Alito —que no terminó la gubernatura de Campeche para dirigir al PRI y se reeligió contra sus correligionarios— encarna ese rostro patológico del poder que enloquece: la hybris que volvió a tantos priistas estúpidamente arrogantes.
Gordon Allport, uno de los principales teóricos de la personalidad, lo advirtió: Ciertos perfiles tienden al autoritarismo hostil que, bajo presión, destapa la agresividad, la incapacidad de autocrítica y la proyección de la frustración en el adversario.

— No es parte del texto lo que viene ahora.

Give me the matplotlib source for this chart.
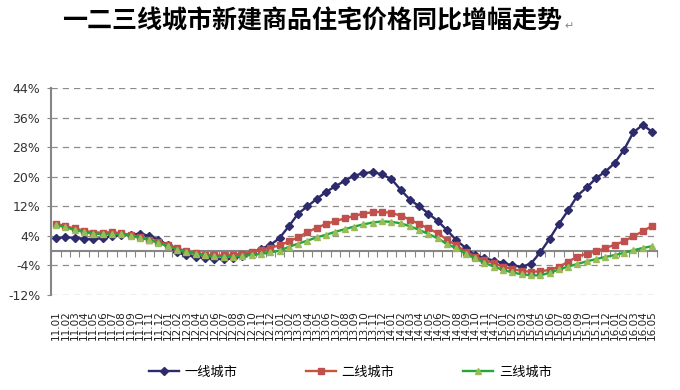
import matplotlib
matplotlib.use("Agg")
import matplotlib.pyplot as plt
import numpy as np

plt.rcParams['font.family'] = ['Noto Sans CJK SC', 'DejaVu Sans']

# month labels 11.01 ... 16.05
months = [f"{y:02d}.{m:02d}" for y in range(11, 17) for m in range(1, 13)][:65]

tier1 = [3.5, 3.6, 3.5, 3.2, 3.1, 3.4, 3.9, 4.2, 4.3, 4.6, 4.0, 3.0,
         1.5, -0.5, -1.2, -1.7, -2.0, -2.2, -2.3, -2.1, -1.5, -0.6, 0.5, 1.5,
         3.4, 6.6, 10.0, 12.0, 14.0, 15.9, 17.4, 18.9, 20.3, 20.9, 21.3, 20.6,
         19.4, 16.5, 13.8, 12.0, 10.0, 8.0, 5.5, 2.8, 0.7, -1.3, -2.0, -2.7,
         -3.3, -4.0, -4.4, -3.5, -0.5, 3.2, 7.2, 10.9, 14.9, 17.1, 19.6, 21.4,
         23.7, 27.3, 32.0, 34.0, 32.2]
tier2 = [7.3, 6.6, 6.0, 5.4, 4.9, 4.9, 5.0, 4.7, 4.3, 3.7, 3.0, 2.4,
         1.6, 0.7, -0.2, -0.7, -1.1, -1.3, -1.3, -1.1, -0.8, -0.4, 0.2, 0.8,
         1.4, 2.5, 3.6, 5.0, 6.2, 7.2, 8.0, 8.7, 9.4, 10.0, 10.4, 10.5,
         10.2, 9.5, 8.4, 7.2, 6.0, 4.7, 3.0, 1.4, -0.3, -1.6, -2.6, -3.4,
         -4.3, -5.0, -5.5, -5.7, -5.6, -5.2, -4.4, -3.0, -1.6, -0.8, -0.2, 0.7,
         1.6, 2.5, 3.9, 5.2, 6.7]
tier3 = [7.0, 6.3, 5.6, 5.0, 4.6, 4.5, 4.5, 4.4, 4.0, 3.5, 2.9, 2.1,
         1.2, 0.3, -0.4, -0.9, -1.3, -1.5, -1.6, -1.6, -1.4, -1.2, -0.9, -0.5,
         0.0, 1.0, 1.9, 2.7, 3.6, 4.3, 5.1, 5.8, 6.5, 7.1, 7.6, 7.9,
         7.8, 7.4, 6.6, 5.6, 4.5, 3.3, 1.8, 0.6, -0.8, -2.1, -3.3, -4.3,
         -5.2, -5.9, -6.4, -6.7, -6.7, -6.0, -5.1, -4.3, -3.6, -2.9, -2.3, -1.7,
         -1.2, -0.6, 0.1, 0.7, 1.2]

series_names = ['一线城市', '二线城市', '三线城市']
yticks = [-12, -4, 4, 12, 20, 28, 36, 44]

fig = plt.figure(figsize=(6.8, 3.9), dpi=100)
ax = fig.add_axes([0.0756, 0.2436, 0.890, 0.5308])

x = np.arange(len(months))
grey = '#868686'

ax.plot(x, tier1, color='#2D2B6B', lw=1.7, marker='D', ms=4.3,
        mfc='#2D2B6B', mec='#2D2B6B', label=series_names[0], zorder=3)
ax.plot(x, tier2, color='#C8553A', lw=1.7, marker='s', ms=4.8,
        mfc='#C0504D', mec='#C0504D', label=series_names[1], zorder=4)
ax.plot(x, tier3, color='#22A83A', lw=1.7, marker='^', ms=4.8,
        mfc='#9BBB59', mec='#9BBB59', label=series_names[2], zorder=5)

ax.set_xlim(-0.5, len(months) - 0.5)
ax.set_ylim(-12, 44)
ax.set_yticks(yticks)
ax.set_yticklabels([f"{v}%" for v in yticks], family='DejaVu Sans',
                   fontsize=9, color='#333333')
ax.tick_params(axis='y', length=3, color=grey, pad=5)

for v in yticks:
    ax.axhline(v, color='#8C8C8C', lw=0.9, ls=(0, (5, 4)), zorder=1)

for s in ['top', 'right']:
    ax.spines[s].set_visible(False)
ax.spines['left'].set_color(grey)
ax.spines['left'].set_linewidth(1.5)
ax.spines['bottom'].set_position(('data', 0))
ax.spines['bottom'].set_color(grey)
ax.spines['bottom'].set_linewidth(1.5)
ax.set_xticks(np.arange(-0.5, len(months), 1))
ax.tick_params(axis='x', length=4, color=grey, labelbottom=False)

# category labels drawn low, below the plot
sec = ax.secondary_xaxis(-0.072)
sec.set_xticks(x)
sec.set_xticklabels(months, rotation=90, family='DejaVu Sans',
                    fontsize=7.5, color='#222222')
sec.tick_params(length=0, pad=0)
sec.spines['bottom'].set_visible(False)

title = fig.text(62 / 680, 1 - 21 / 390, '一二三线城市新建商品住宅价格同比增幅走势',
                 fontsize=18, fontweight='bold', ha='left', va='center')
fig.canvas.draw()
ax.annotate('\u21b5', xy=(1, 0.3), xycoords=title, xytext=(2, 0),
            textcoords='offset points', fontsize=8, color='#888888',
            ha='left', va='center', family=['DejaVu Sans'])

fig.legend(loc='center', bbox_to_anchor=(0.515, 1 - 372 / 390), ncol=3,
           frameon=False, fontsize=9.5, handlelength=2.3, columnspacing=5.2,
           handletextpad=0.4)

fig.savefig('out.png', dpi=100)
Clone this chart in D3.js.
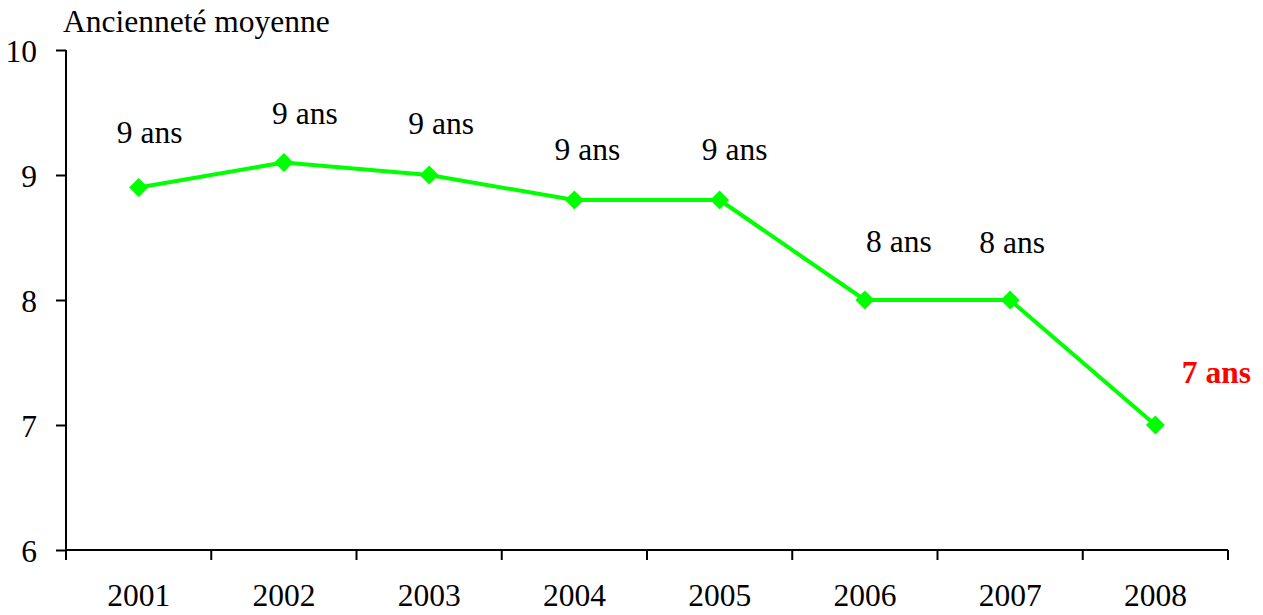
<!DOCTYPE html>
<html>
<head>
<meta charset="utf-8">
<script src="https://cdn.jsdelivr.net/npm/d3@7"></script>
<style>
  html, body { margin: 0; padding: 0; background: #fff; }
  svg { display: block; }
  svg text { font-family: "Liberation Serif", "Times New Roman", serif !important; }
</style>
</head>
<body>
<svg id="chart" width="1263" height="615"></svg>
<script>
(function () {
// ---- data ----
const years = ["2001", "2002", "2003", "2004", "2005", "2006", "2007", "2008"];
const anciennete = [8.9, 9.1, 9.0, 8.8, 8.8, 8.0, 8.0, 7.0];
const yTicks = [6, 7, 8, 9, 10];
const yTitle = "Ancienneté moyenne";
const labelSuffix = " ans";

// ---- layout (label offsets relative to the point, in px) ----
const labelDx = [11, 21, 12, 13, 15, 34, 2, 61];
const labelDy = [-45, -39, -41, -40, -40, -48, -47, -42];
const highlightIndex = 7;

const FONT = '"Liberation Serif", "Times New Roman", serif';
const svg = d3.select("#chart");
const mLeft = 66, mRight = 1228, mTop = 50, mBottom = 550;
const fontSize = 31.5;

const x = d3.scaleBand().domain(years).range([mLeft, mRight]).padding(0);
const y = d3.scaleLinear().domain([6, 10]).range([mBottom, mTop]);

// y axis
const yAxis = svg.append("g")
  .attr("transform", `translate(${mLeft},0)`)
  .call(d3.axisLeft(y).tickValues(yTicks).tickFormat(d3.format("d")).tickSize(10).tickPadding(19));
yAxis.attr("font-family", null).attr("font-size", null);
yAxis.select(".domain").attr("stroke", "#000").attr("stroke-width", 2).attr("d", `M0,${mTop}V${mBottom}`);
yAxis.selectAll(".tick line").attr("stroke", "#000").attr("stroke-width", 2);
yAxis.selectAll(".tick text").style("font-size", fontSize + "px").attr("fill", "#000")
  .style("font-family", FONT).attr("dy", "0.35em");

// x axis
const xAxis = svg.append("g")
  .attr("transform", `translate(0,${mBottom})`)
  .call(d3.axisBottom(x).tickSize(0).tickPadding(34));
xAxis.attr("font-family", null).attr("font-size", null);
xAxis.select(".domain").attr("stroke", "#000").attr("stroke-width", 2).attr("d", `M${mLeft},0H${mRight}`);
xAxis.selectAll(".tick text").style("font-size", fontSize + "px").attr("fill", "#000")
  .style("font-family", FONT).attr("dy", "0.71em");
// boundary tick marks
const bounds = years.map(d => x(d)).concat([x(years[years.length - 1]) + x.step()]);
xAxis.selectAll(".btick").data(bounds).enter().append("line")
  .attr("class", "btick")
  .attr("x1", d => d).attr("x2", d => d)
  .attr("y1", 0).attr("y2", 10)
  .attr("stroke", "#000").attr("stroke-width", 2);

// title
svg.append("text")
  .attr("x", 63).attr("y", 32)
  .style("font-size", fontSize + "px")
  .style("font-family", FONT)
  .attr("fill", "#000")
  .text(yTitle);

// line
const cx = (d, i) => x(years[i]) + x.bandwidth() / 2;
const line = d3.line().x((d, i) => cx(d, i)).y(d => y(d));
svg.append("path")
  .datum(anciennete)
  .attr("d", line)
  .attr("fill", "none")
  .attr("stroke", "#00ff00")
  .attr("stroke-width", 4)
  .attr("stroke-linejoin", "round");

// markers (diamonds)
const r = 9.5;
svg.selectAll(".marker").data(anciennete).enter().append("path")
  .attr("class", "marker")
  .attr("d", (d, i) => {
    const px = cx(d, i), py = y(d);
    return `M${px},${py - r}L${px + r},${py}L${px},${py + r}L${px - r},${py}Z`;
  })
  .attr("fill", "#00ff00");

// data labels
svg.selectAll(".dlabel").data(anciennete).enter().append("text")
  .attr("class", "dlabel")
  .attr("x", (d, i) => cx(d, i) + labelDx[i])
  .attr("y", (d, i) => y(d) + labelDy[i])
  .attr("text-anchor", "middle")
  .style("font-size", fontSize + "px")
  .style("font-family", FONT)
  .style("font-weight", (d, i) => i === highlightIndex ? "bold" : "normal")
  .attr("fill", (d, i) => i === highlightIndex ? "#ff0000" : "#000")
  .text(d => Math.round(d) + labelSuffix);
})();
</script>
</body>
</html>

Lo que vimos fue la guerra de una personalidad consigo misma. Desesperación y estupidez y dice que “chingadazos” le sobran.
Viviane Green, en La locura del poder recuerda que el político de ego desmedido termina creyéndose por encima de las normas y la razón.
Ahí empieza la demencia del mando: cuando la autoridad deja de ser servicio y se convierte en delirio.
El PRI de Alito encarna eso: un poder enajenado, reducido al manotazo y al insulto. Un vil porro.
Francisco Labastida lo dijo sin titubeos hace algún tiempo: Alito no debería estar al frente del PRI; debería estar en la cárcel.
La frase condensa un sentir extendido: el otrora partido hegemónico es hoy caricatura de sí mismo, dirigido por un personaje que exhibe su descomposición cada vez que abre la boca; su lugar bien podría ser el exilio político acompañando al priista más ignominioso de la historia, Enrique Peña Nieto.
El PRI agoniza. El estado crítico se evidencia en sus resultados y en el talante de sus dirigentes.
El PRI que duró 71 años en el poder tuvo su primera gran derrota en el año 2000. Después regresó a Los Pinos sin estrategia ni tino; en lugar de reinventarse, se dedicó a robar, y ahí firmó su perdición.
Hoy apenas es la tercera fuerza política, sostenida en dos bastiones corroídos por la corrupción y la delincuencia: Durango y Coahuila. Pero ésas, ésas son otras historias.
Y como todo cuerpo en agonía, sus órganos despiden un olor inconfundible: el de la muerte política.
Dicen que la muerte tiene olor. El PRI huele a funeraria, al menos, el que encabeza Alito Moreno.